Jefferies lifted its Tesla price target to $400 (from $375) on the back of a Q2 automotive volume beat, with deliveries of 480,100 units vs consensus 406,000 (+25% YoY). The firm raised Q2 EBIT to $1.45B (5.1% margin) and increased outer-year EBIT by ~6%, also lifting its automotive revenue estimate to $21B (including $250M in zero-emission vehicle credits and $500M for leasing). Multiple analysts adjusted targets as well (JPMorgan Neutral $475; RBC $500; Morgan Stanley Equalweight $415), while NHTSA urged autonomous-vehicle companies, including Tesla, to address interference with emergency scenes.

Analysis

TSLA is still trading as a multiple-on-optional-story, but the delivery beat shifts the near-term debate from demand collapse to margin durability. The key market mechanism is that volume only matters if it converts into operating leverage; if auto margin holds near the mid-single digits while capex stays heavy, the print can support another leg of estimate revision, but if credits/leasing and mix are doing most of the work, the move will fade quickly. The stock is still more sensitive to FCF and autonomy commentary than to unit growth alone.

The second-order winner from sustained higher energy prices is EV adoption relative to ICE-heavy OEMs, which helps TSLA more than GM, F, or STLA over a 1-3 month horizon. But that tailwind is slow-moving and can be overwhelmed by any sign that Tesla is sacrificing price to keep growth going. The bigger structural loser is the robotaxi multiple: tighter scrutiny around autonomous systems raises the odds of slower rollout, more compliance cost, and a longer path to monetization, which matters more than another clean delivery quarter over 6-18 months.

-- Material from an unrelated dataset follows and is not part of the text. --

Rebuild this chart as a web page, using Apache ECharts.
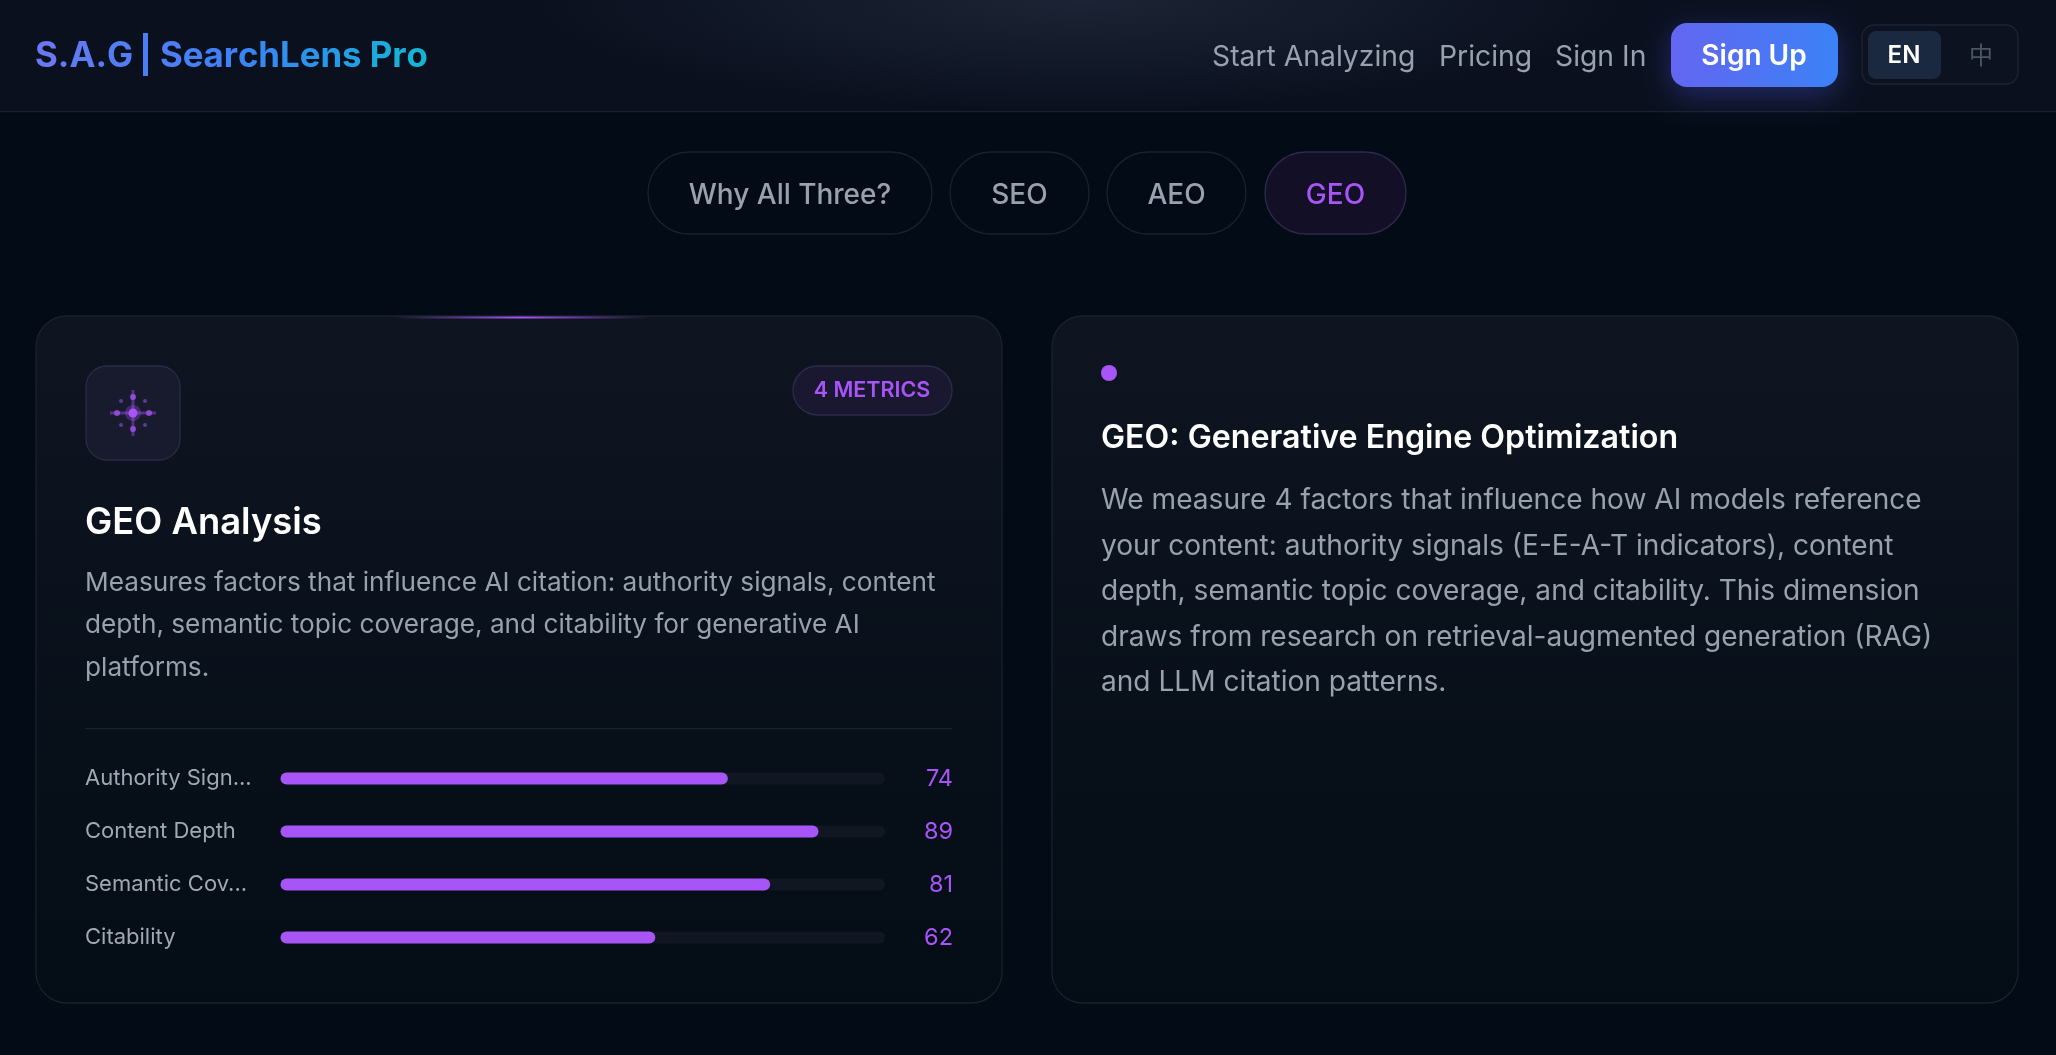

Contrarian view: the consensus is treating the analyst target resets as fresh information when they mostly validate what the market already knows. The more important missing input is gross margin ex-credits and whether management confirms sustained demand without further incentive support. If those disappoint, the stock can de-rate even on an earnings beat; if they surprise positively, TSLA can grind higher, but the upside is increasingly capped by valuation and regulatory overhang.